Non-ending question of the week: "Unfortunately, one is obliged to wade through many pages of extraneous material in order to discover and savour those sidelights on the management of a Midlands shooting estate, and in this reviewer's opinion, this book cannot take the place of JR Mellor's private life of gamekeeping."

Jenny Ryan, Leeds: Lady Chatterly's Lover.

The above starter - which wasn't completed - takes fifteen seconds to read.

Eleven starters in, and Leeds has a 90-35 lead, but is looking far too fragile on the bonuses than is good for them. Biggest cheer of the night rises when there's a question about the Pun King, Richard Whiteley. This episode really is dragging, a confusing quote from Tracey Emin is followed by a tedious definition of viscosity.

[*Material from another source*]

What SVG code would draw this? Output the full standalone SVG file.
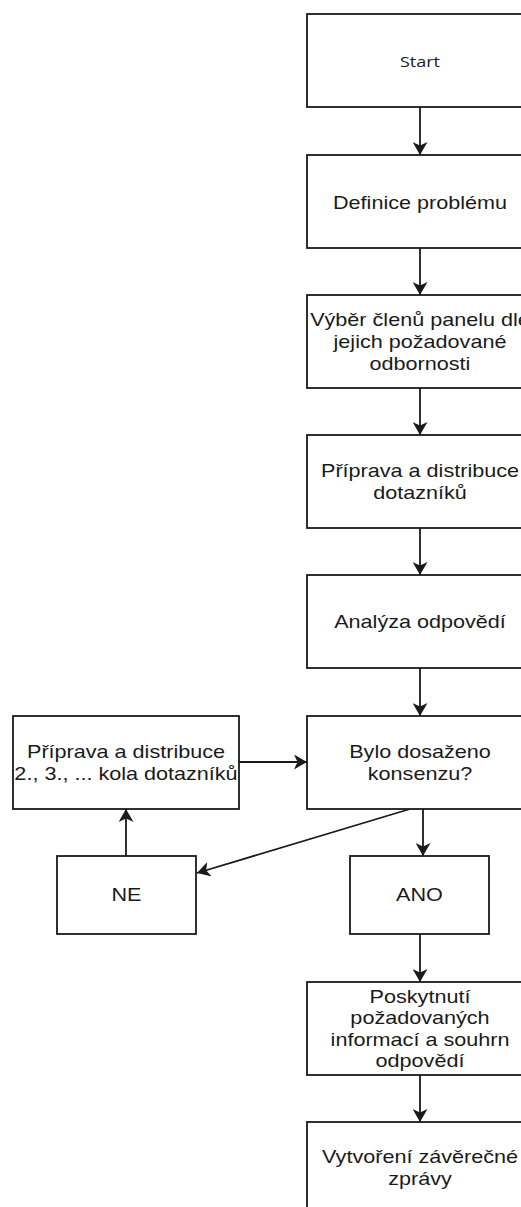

Thankfully, the game comes to life when Nottingham goes 4/4 on Dutch footballers of the late 80s, then 3/3 on Goldwynisms and finds itself ahead. A missignal gives Leeds the opportunity, they take it, and sneak through 170-165. One of those rare occasions when the better side on the night lost. Also one of those rare occasions when University Challenge leaves this reviewer bored stiff. This week's questions were falling into the 100% trap - asking about esoteric trivia for the sake of asking about esoteric trivia.

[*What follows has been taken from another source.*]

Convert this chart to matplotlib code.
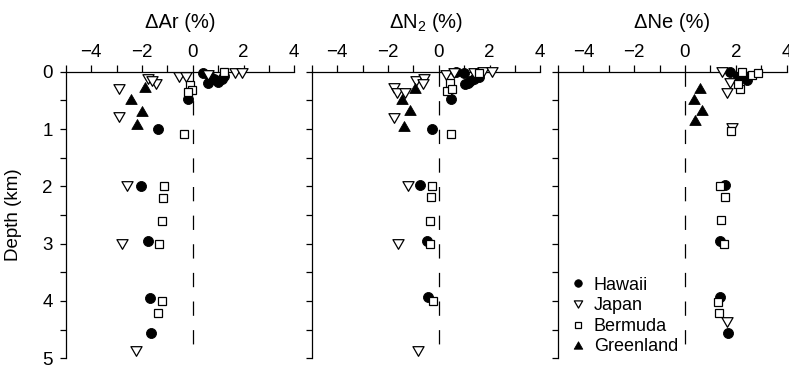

Best individual performance was Matt Heath, 59 for Nottingham; James Webb made 55 for Leeds. Leeds made 55 of 60 points on literature, Nottingham a perfect 40 on history. Leeds 13/32 bonuses with one missignal; Nottingham 15/30 with two missignals.


THIS WEEK AND NEXT

Good news for just about everyone: news that the BBC won't be ordering a second series of FAME ACADEMY. [If only. - Ed] Richard Whiteley will be glad of the surplus puns. '

Canada is set to get her own version of POP IDLE. Cunningly called CANADIAN IDLE, auditions will begin in Vancouver, and visit Calgary, Winnipeg, Montréal, Halifax, St John's, and Toronto. The twelve week show will end with the winner announced around Labour Day. The competition is open to Canadians aged 16 to 26, so Céline Dion need not apply. Avril Lavigne is entitled to enter. The only other recent UK format to be directly exported to Canada was MILLIONAIRE, when Barbara Wallen hosted a two-part special in 2000.

In the UK next week, the Celeb Weakest Link Gala Championship at 1845 BBC1 Saturday. David Dickinson's Bargain Hunt returns to daytime in repeats mode at 1130 BBC1 weekdays, Pop Idle goes posh in Operatunity Tuesday 2100 C4, and Challenge? loses repeats of The Crystal Maze from the 2000 slot for the first time in living memory.